There are commenters on the Hick's site who admit, and gleefully, that they didn't think it was a joke until the end.
My point being, I think he could have made same commentary about the "2nd book" and still lead to the conclusion about Anthem being the 3rd in the trilogy, even with an accurate summation of Atlas Shrugged. And that would have been somewhat amusing (I kinda like the concept of the survivors killing the strikers and setting up an Anthem style civilization as a result - it fits human nature).
Marvin Gaye is
also a closet economist:
Inflation no chance/
To increase finance
And taking a page from Balko's book:
Crime is increasing /
Trigger happy policing
x,y,
There are commenters on the Hick's site who admit, and
gleefully, that they didn't think it was a joke until the
end.
I saw that. It amused me more than the piece did. "You got me" on
something like that is amazingly stupid.
I think robc is right. It looks Hicks has made the same straw
man mistake as a lot of Rand-bashers.
I did find the Atlas-Anthem link clever and fun, though.

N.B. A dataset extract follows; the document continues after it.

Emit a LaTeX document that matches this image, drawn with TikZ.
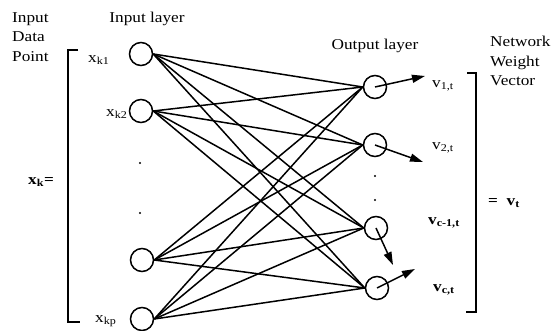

I did find the Atlas-Anthem link clever and fun,
though.
Exactly. And you can do it with the real AS, the strawman one isnt
necessary.
robc - That's one reason I paid him the compliment, it works within the logic of the books. I don't even think Rand would disagree with it, except for the fact that she was against downer endings in fiction (We The Living notwithstanding).
I don't think Ayn Rand was aware enough of the limitations
of her philosophy for her to realize that the communo-primitivist
dictatorship of Anthem, not a techno-libertarian utopia, would be
the inevitable outcome of a genocide of almost the entire human
race by techno-libertarians.
Funny how Hicks somehow equates the withdrawal of a small
group of people from the events of mankind as a "genocide." If only
Himmler had thought of that, he could have saved a lot of gas.
Hicks is a hack and a parasite.
Hicks also has a weird idea that people are basically slaves of
the state and it is wrong for them to not "pay" the state back for
their upbringing. Because, you know, their parents didn't pay
taxes, right?
I am not owned by the state, retard.
That was what I meant by his straw man argument. The society
left behind in Atlas can be as technologically advanced as they
want, they just have to do it without the Galt's Gulch
people.
I've been explaining this to people a lot when I tell them if I was
an oil company, I would just stop selling gas altogether so they
couldn't complain about the prices anymore.
Hilarious, including some of the entirely predictable comments
here so far!
SweetN'Low-The state not only provided services in the past, it
does so to any person in the here and now and in the future. And
people pay for services. The nature of many of those services (I
don't argue all since of course the government does things it
probably should not) is such that you can't leave it up to each
person to decide which services to pay for and which "really"
benefit him or her, because things like free rider problems come up
and then the service doesn't benefit anyone.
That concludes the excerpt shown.